Life goes on. Mostly.
What happens after 2020 depends on whether a deal is secured. If this is not the case, then the UK will be subject to the World Trading Organisation’s terms when trading with the EU, which leaves tariffs on British goods entering the EU.
But a deal would ensure that new relations begin as soon as the transition period ends.
Currently, EU nationals in the UK can apply for a Settlement Scheme by June 2021, but would only have until the end of the year if no deal is struck. British citizens living in the EU would need to apply for residency status.
The UK also intends to apply a points-based system to its immigration policy, which will apply to EU citizens.
The country’s biggest challenge, however, may come later and from within. Scotland could decide on whether it wants to become independent from the UK after a similar proposal was narrowly rejected in a 2014 referendum.

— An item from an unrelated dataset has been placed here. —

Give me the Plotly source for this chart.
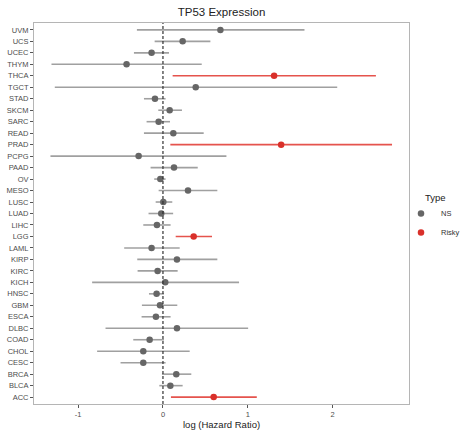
import plotly.graph_objects as go

cancers = ["UVM", "UCS", "UCEC", "THYM", "THCA", "TGCT", "STAD", "SKCM", "SARC", "READ",
           "PRAD", "PCPG", "PAAD", "OV", "MESO", "LUSC", "LUAD", "LIHC", "LGG", "LAML",
           "KIRP", "KIRC", "KICH", "HNSC", "GBM", "ESCA", "DLBC", "COAD", "CHOL", "CESC",
           "BRCA", "BLCA", "ACC"]
log_hr = [0.677, 0.232, -0.134, -0.429, 1.31, 0.386, -0.094, 0.079, -0.051, 0.122,
          1.393, -0.287, 0.130, -0.031, 0.295, 0.004, -0.02, -0.071, 0.362, -0.134,
          0.165, -0.063, 0.027, -0.075, -0.035, -0.083, 0.165, -0.157, -0.232, -0.232,
          0.157, 0.087, 0.598]
ci_low = [-0.307, -0.098, -0.342, -1.314, 0.114, -1.275, -0.224, -0.055, -0.193, -0.224,
          0.087, -1.326, -0.146, -0.103, -0.051, -0.086, -0.17, -0.232, 0.15, -0.457,
          -0.303, -0.299, -0.835, -0.165, -0.248, -0.252, -0.677, -0.35, -0.776, -0.5,
          -0.012, -0.043, 0.094]
ci_high = [1.668, 0.559, 0.071, 0.457, 2.51, 2.054, 0.031, 0.224, 0.083, 0.48,
           2.70, 0.748, 0.41, 0.031, 0.641, 0.11, 0.12, 0.09, 0.578, 0.197,
           0.641, 0.173, 0.897, 0.012, 0.169, 0.09, 1.004, 0.012, 0.315, 0.031,
           0.334, 0.232, 1.106]
types = ["NS", "NS", "NS", "NS", "Risky", "NS", "NS", "NS", "NS", "NS",
         "Risky", "NS", "NS", "NS", "NS", "NS", "NS", "NS", "Risky", "NS",
         "NS", "NS", "NS", "NS", "NS", "NS", "NS", "NS", "NS", "NS",
         "NS", "NS", "Risky"]
x_ticks = [-1, 0, 1, 2]

styles = {
    "NS": dict(point="#666666", line="#a0a0a0"),
    "Risky": dict(point="#d9302a", line="#e5534d"),
}

W, H = 460, 430
L, R, T, B = 34, 51, 23, 26
pw, ph = W - L - R, H - T - B

fig = go.Figure()
for t in ["NS", "Risky"]:
    idx = [i for i, v in enumerate(types) if v == t]
    xs = [log_hr[i] for i in idx]
    ys = [cancers[i] for i in idx]
    plus = [ci_high[i] - log_hr[i] for i in idx]
    minus = [log_hr[i] - ci_low[i] for i in idx]
    fig.add_trace(go.Scatter(
        x=xs, y=ys, mode="markers", name=t,
        marker=dict(color=styles[t]["point"], size=6.5),
        error_x=dict(type="data", array=plus, arrayminus=minus, symmetric=False,
                     color=styles[t]["line"], thickness=1.6, width=0),
    ))

fig.add_vline(x=0, line=dict(color="#333333", width=1.2, dash="3px,2px"))

fig.add_annotation(text="log (Hazard Ratio)", xref="paper", yref="paper",
                   x=0.5, y=-(424 - (H - B)) / ph, xanchor="center", yanchor="middle",
                   showarrow=False, font=dict(size=9.5, color="#222222"))
fig.add_annotation(text="Type", xref="paper", yref="paper",
                   x=(423 - L) / pw, y=((H - B) - 197) / ph, xanchor="left", yanchor="middle",
                   showarrow=False, font=dict(size=9.5, color="#222222"))

fig.update_layout(
    width=W, height=H,
    margin=dict(l=L, r=R, t=T, b=B, autoexpand=False),
    paper_bgcolor="white", plot_bgcolor="white",
    font=dict(family="Liberation Sans, Arial, sans-serif", color="#333333"),
    title=dict(text="TP53 Expression", x=0.5, xref="paper", xanchor="center",
               y=1 - 12 / H, yanchor="middle", font=dict(size=11.5, color="#222222")),
    xaxis=dict(range=[-1.52, 2.90], tickvals=x_ticks, ticktext=[str(v) for v in x_ticks],
               showgrid=False, zeroline=False, ticks="outside", ticklen=3, tickcolor="#555555",
               showline=True, mirror=True, linecolor="#b5b5b5", linewidth=1,
               tickfont=dict(size=7.5, color="#4d4d4d"), automargin=False),
    yaxis=dict(type="category", categoryorder="array", categoryarray=cancers[::-1],
               range=[-0.6, len(cancers) - 0.4],
               showgrid=False, zeroline=False, ticks="outside", ticklen=3, tickcolor="#555555",
               showline=True, mirror=True, linecolor="#b5b5b5", linewidth=1,
               tickfont=dict(size=7.5, color="#4d4d4d"), automargin=False),
    legend=dict(xref="container", yref="container",
                x=401 / W, xanchor="left", y=1 - 199 / H, yanchor="top",
                font=dict(size=7.5, color="#333333"), tracegroupgap=0,
                itemsizing="trace", itemwidth=30, bgcolor="rgba(0,0,0,0)"),
)

fig.write_html("out.html", config={"displayModeBar": False},
               post_script="document.body.style.margin='0';")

Over 62% of Scots voted to remain in 2014 and the Scottish National Party gained 13 seats in last year’s general election, boosting calls for an ‘indyref2’.
The Irish border issue, in contrast, appears to be resolved. The withdrawal agreement signed on January 24 created a customs border between the Republic of Ireland and Northern Ireland.
Goods that travel from Great Britain to Northern Ireland will be subject to tariffs if they are deemed ‘at risk’ of entering the Republic of Ireland and therefore EU territory. If they remain in Northern Ireland, refunds will apply.
The Northern Ireland Assembly will review and vote on these agreements every four years.
So strap in, Brexit-watchers. This saga is set to continue well beyond this year.